**Problem:**
No images are to be carried over; print all other material exactly as it stands.

**Data segment:**

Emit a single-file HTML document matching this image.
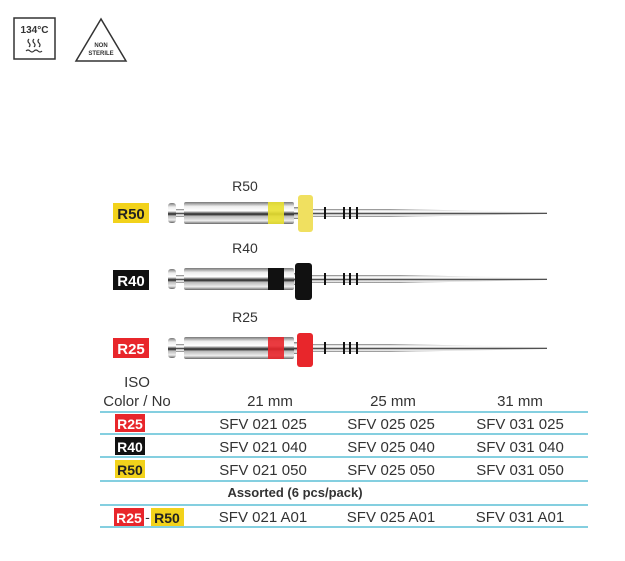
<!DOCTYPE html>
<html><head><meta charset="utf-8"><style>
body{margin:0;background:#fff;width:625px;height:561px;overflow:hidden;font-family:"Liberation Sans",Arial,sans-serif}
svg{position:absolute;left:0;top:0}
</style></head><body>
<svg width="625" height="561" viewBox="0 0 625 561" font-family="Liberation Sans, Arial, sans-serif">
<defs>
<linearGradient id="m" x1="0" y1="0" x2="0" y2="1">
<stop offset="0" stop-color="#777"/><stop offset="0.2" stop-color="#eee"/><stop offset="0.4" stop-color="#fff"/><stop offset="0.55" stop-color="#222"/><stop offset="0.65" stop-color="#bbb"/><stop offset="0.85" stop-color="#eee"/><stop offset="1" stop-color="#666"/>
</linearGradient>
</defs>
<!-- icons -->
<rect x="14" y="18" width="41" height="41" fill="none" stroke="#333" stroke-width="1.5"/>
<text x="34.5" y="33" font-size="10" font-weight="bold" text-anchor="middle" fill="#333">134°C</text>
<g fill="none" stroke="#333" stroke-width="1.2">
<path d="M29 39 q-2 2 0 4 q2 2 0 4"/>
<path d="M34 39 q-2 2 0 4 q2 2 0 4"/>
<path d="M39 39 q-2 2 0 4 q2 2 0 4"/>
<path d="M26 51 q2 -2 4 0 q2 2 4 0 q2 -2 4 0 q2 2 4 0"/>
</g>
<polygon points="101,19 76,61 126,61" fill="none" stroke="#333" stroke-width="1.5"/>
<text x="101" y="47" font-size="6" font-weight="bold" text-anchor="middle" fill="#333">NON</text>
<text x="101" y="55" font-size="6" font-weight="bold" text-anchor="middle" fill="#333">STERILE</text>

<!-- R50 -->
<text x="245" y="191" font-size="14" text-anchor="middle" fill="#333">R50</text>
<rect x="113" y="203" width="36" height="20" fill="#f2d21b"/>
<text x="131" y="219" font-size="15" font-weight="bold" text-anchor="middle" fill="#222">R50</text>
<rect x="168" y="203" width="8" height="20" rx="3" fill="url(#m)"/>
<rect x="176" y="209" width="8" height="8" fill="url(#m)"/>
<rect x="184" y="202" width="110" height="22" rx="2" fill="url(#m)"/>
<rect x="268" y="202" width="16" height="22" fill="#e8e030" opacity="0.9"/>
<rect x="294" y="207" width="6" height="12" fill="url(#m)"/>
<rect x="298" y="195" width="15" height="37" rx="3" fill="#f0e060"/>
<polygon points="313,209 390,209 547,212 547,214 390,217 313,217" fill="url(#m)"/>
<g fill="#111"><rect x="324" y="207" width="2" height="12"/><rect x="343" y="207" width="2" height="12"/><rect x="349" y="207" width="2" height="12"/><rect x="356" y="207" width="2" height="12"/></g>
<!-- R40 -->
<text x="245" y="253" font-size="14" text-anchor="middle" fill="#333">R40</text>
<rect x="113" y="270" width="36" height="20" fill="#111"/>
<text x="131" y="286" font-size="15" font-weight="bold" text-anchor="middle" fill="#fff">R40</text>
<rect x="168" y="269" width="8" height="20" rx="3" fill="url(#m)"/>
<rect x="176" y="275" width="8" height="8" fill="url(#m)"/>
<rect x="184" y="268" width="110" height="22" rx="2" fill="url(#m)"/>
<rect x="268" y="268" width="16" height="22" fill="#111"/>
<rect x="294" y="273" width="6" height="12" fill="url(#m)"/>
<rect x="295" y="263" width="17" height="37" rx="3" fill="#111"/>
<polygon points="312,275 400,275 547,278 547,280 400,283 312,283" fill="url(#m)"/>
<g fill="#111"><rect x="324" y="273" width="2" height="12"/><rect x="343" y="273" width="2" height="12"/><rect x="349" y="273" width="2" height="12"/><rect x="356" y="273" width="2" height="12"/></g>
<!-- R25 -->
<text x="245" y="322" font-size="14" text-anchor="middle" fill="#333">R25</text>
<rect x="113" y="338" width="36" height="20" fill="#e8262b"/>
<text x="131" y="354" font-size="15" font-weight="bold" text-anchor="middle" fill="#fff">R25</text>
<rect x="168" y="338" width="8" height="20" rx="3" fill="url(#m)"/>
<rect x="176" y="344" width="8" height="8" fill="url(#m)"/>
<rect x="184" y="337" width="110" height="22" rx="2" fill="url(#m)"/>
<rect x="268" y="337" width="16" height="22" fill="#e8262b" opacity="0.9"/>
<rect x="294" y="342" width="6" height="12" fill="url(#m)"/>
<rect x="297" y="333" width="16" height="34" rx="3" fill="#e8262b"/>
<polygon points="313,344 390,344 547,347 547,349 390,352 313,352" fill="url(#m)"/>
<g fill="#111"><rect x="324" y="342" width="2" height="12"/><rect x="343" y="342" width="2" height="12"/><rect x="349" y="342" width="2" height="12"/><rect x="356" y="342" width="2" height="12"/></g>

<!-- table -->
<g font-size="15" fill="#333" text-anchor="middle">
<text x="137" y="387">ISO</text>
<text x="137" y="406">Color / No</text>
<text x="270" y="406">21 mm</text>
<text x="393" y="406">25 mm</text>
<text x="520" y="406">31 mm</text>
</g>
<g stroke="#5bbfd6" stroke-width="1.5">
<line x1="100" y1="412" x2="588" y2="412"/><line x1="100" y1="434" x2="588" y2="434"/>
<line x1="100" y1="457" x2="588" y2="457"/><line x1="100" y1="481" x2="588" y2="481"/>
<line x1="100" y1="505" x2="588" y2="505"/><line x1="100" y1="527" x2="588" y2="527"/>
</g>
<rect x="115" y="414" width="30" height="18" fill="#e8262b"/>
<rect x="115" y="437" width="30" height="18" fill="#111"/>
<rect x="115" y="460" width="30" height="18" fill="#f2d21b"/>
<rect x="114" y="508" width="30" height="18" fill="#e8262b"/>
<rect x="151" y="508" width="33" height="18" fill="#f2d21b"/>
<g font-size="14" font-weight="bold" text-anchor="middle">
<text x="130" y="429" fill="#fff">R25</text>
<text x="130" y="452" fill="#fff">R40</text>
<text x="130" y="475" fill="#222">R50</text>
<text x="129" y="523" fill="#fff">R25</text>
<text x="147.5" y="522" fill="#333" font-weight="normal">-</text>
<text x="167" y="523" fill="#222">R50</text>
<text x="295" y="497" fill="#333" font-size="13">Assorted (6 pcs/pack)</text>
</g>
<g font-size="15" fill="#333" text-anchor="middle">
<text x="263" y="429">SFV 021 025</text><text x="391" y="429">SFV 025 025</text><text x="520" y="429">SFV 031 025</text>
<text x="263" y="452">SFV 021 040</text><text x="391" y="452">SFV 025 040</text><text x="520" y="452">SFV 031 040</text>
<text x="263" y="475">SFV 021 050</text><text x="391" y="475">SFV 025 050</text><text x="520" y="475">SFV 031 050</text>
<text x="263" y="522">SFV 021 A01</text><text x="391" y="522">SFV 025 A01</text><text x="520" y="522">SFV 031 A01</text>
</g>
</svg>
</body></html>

**Written solution:**
Emit a single-file HTML document matching this image.
<!DOCTYPE html>
<html><head><meta charset="utf-8"><style>
body{margin:0;background:#fff;width:625px;height:561px;overflow:hidden;font-family:"Liberation Sans",Arial,sans-serif}
svg{position:absolute;left:0;top:0}
</style></head><body>
<svg width="625" height="561" viewBox="0 0 625 561" font-family="Liberation Sans, Arial, sans-serif">
<defs>
<linearGradient id="m" x1="0" y1="0" x2="0" y2="1">
<stop offset="0" stop-color="#777"/><stop offset="0.2" stop-color="#eee"/><stop offset="0.4" stop-color="#fff"/><stop offset="0.55" stop-color="#222"/><stop offset="0.65" stop-color="#bbb"/><stop offset="0.85" stop-color="#eee"/><stop offset="1" stop-color="#666"/>
</linearGradient>
</defs>
<!-- icons -->
<rect x="14" y="18" width="41" height="41" fill="none" stroke="#333" stroke-width="1.5"/>
<text x="34.5" y="33" font-size="10" font-weight="bold" text-anchor="middle" fill="#333">134°C</text>
<g fill="none" stroke="#333" stroke-width="1.2">
<path d="M29 39 q-2 2 0 4 q2 2 0 4"/>
<path d="M34 39 q-2 2 0 4 q2 2 0 4"/>
<path d="M39 39 q-2 2 0 4 q2 2 0 4"/>
<path d="M26 51 q2 -2 4 0 q2 2 4 0 q2 -2 4 0 q2 2 4 0"/>
</g>
<polygon points="101,19 76,61 126,61" fill="none" stroke="#333" stroke-width="1.5"/>
<text x="101" y="47" font-size="6" font-weight="bold" text-anchor="middle" fill="#333">NON</text>
<text x="101" y="55" font-size="6" font-weight="bold" text-anchor="middle" fill="#333">STERILE</text>

<!-- R50 -->
<text x="245" y="191" font-size="14" text-anchor="middle" fill="#333">R50</text>
<rect x="113" y="203" width="36" height="20" fill="#f2d21b"/>
<text x="131" y="219" font-size="15" font-weight="bold" text-anchor="middle" fill="#222">R50</text>
<rect x="168" y="203" width="8" height="20" rx="3" fill="url(#m)"/>
<rect x="176" y="209" width="8" height="8" fill="url(#m)"/>
<rect x="184" y="202" width="110" height="22" rx="2" fill="url(#m)"/>
<rect x="268" y="202" width="16" height="22" fill="#e8e030" opacity="0.9"/>
<rect x="294" y="207" width="6" height="12" fill="url(#m)"/>
<rect x="298" y="195" width="15" height="37" rx="3" fill="#f0e060"/>
<polygon points="313,209 390,209 547,212 547,214 390,217 313,217" fill="url(#m)"/>
<g fill="#111"><rect x="324" y="207" width="2" height="12"/><rect x="343" y="207" width="2" height="12"/><rect x="349" y="207" width="2" height="12"/><rect x="356" y="207" width="2" height="12"/></g>
<!-- R40 -->
<text x="245" y="253" font-size="14" text-anchor="middle" fill="#333">R40</text>
<rect x="113" y="270" width="36" height="20" fill="#111"/>
<text x="131" y="286" font-size="15" font-weight="bold" text-anchor="middle" fill="#fff">R40</text>
<rect x="168" y="269" width="8" height="20" rx="3" fill="url(#m)"/>
<rect x="176" y="275" width="8" height="8" fill="url(#m)"/>
<rect x="184" y="268" width="110" height="22" rx="2" fill="url(#m)"/>
<rect x="268" y="268" width="16" height="22" fill="#111"/>
<rect x="294" y="273" width="6" height="12" fill="url(#m)"/>
<rect x="295" y="263" width="17" height="37" rx="3" fill="#111"/>
<polygon points="312,275 400,275 547,278 547,280 400,283 312,283" fill="url(#m)"/>
<g fill="#111"><rect x="324" y="273" width="2" height="12"/><rect x="343" y="273" width="2" height="12"/><rect x="349" y="273" width="2" height="12"/><rect x="356" y="273" width="2" height="12"/></g>
<!-- R25 -->
<text x="245" y="322" font-size="14" text-anchor="middle" fill="#333">R25</text>
<rect x="113" y="338" width="36" height="20" fill="#e8262b"/>
<text x="131" y="354" font-size="15" font-weight="bold" text-anchor="middle" fill="#fff">R25</text>
<rect x="168" y="338" width="8" height="20" rx="3" fill="url(#m)"/>
<rect x="176" y="344" width="8" height="8" fill="url(#m)"/>
<rect x="184" y="337" width="110" height="22" rx="2" fill="url(#m)"/>
<rect x="268" y="337" width="16" height="22" fill="#e8262b" opacity="0.9"/>
<rect x="294" y="342" width="6" height="12" fill="url(#m)"/>
<rect x="297" y="333" width="16" height="34" rx="3" fill="#e8262b"/>
<polygon points="313,344 390,344 547,347 547,349 390,352 313,352" fill="url(#m)"/>
<g fill="#111"><rect x="324" y="342" width="2" height="12"/><rect x="343" y="342" width="2" height="12"/><rect x="349" y="342" width="2" height="12"/><rect x="356" y="342" width="2" height="12"/></g>

<!-- table -->
<g font-size="15" fill="#333" text-anchor="middle">
<text x="137" y="387">ISO</text>
<text x="137" y="406">Color / No</text>
<text x="270" y="406">21 mm</text>
<text x="393" y="406">25 mm</text>
<text x="520" y="406">31 mm</text>
</g>
<g stroke="#5bbfd6" stroke-width="1.5">
<line x1="100" y1="412" x2="588" y2="412"/><line x1="100" y1="434" x2="588" y2="434"/>
<line x1="100" y1="457" x2="588" y2="457"/><line x1="100" y1="481" x2="588" y2="481"/>
<line x1="100" y1="505" x2="588" y2="505"/><line x1="100" y1="527" x2="588" y2="527"/>
</g>
<rect x="115" y="414" width="30" height="18" fill="#e8262b"/>
<rect x="115" y="437" width="30" height="18" fill="#111"/>
<rect x="115" y="460" width="30" height="18" fill="#f2d21b"/>
<rect x="114" y="508" width="30" height="18" fill="#e8262b"/>
<rect x="151" y="508" width="33" height="18" fill="#f2d21b"/>
<g font-size="14" font-weight="bold" text-anchor="middle">
<text x="130" y="429" fill="#fff">R25</text>
<text x="130" y="452" fill="#fff">R40</text>
<text x="130" y="475" fill="#222">R50</text>
<text x="129" y="523" fill="#fff">R25</text>
<text x="147.5" y="522" fill="#333" font-weight="normal">-</text>
<text x="167" y="523" fill="#222">R50</text>
<text x="295" y="497" fill="#333" font-size="13">Assorted (6 pcs/pack)</text>
</g>
<g font-size="15" fill="#333" text-anchor="middle">
<text x="263" y="429">SFV 021 025</text><text x="391" y="429">SFV 025 025</text><text x="520" y="429">SFV 031 025</text>
<text x="263" y="452">SFV 021 040</text><text x="391" y="452">SFV 025 040</text><text x="520" y="452">SFV 031 040</text>
<text x="263" y="475">SFV 021 050</text><text x="391" y="475">SFV 025 050</text><text x="520" y="475">SFV 031 050</text>
<text x="263" y="522">SFV 021 A01</text><text x="391" y="522">SFV 025 A01</text><text x="520" y="522">SFV 031 A01</text>
</g>
</svg>
</body></html>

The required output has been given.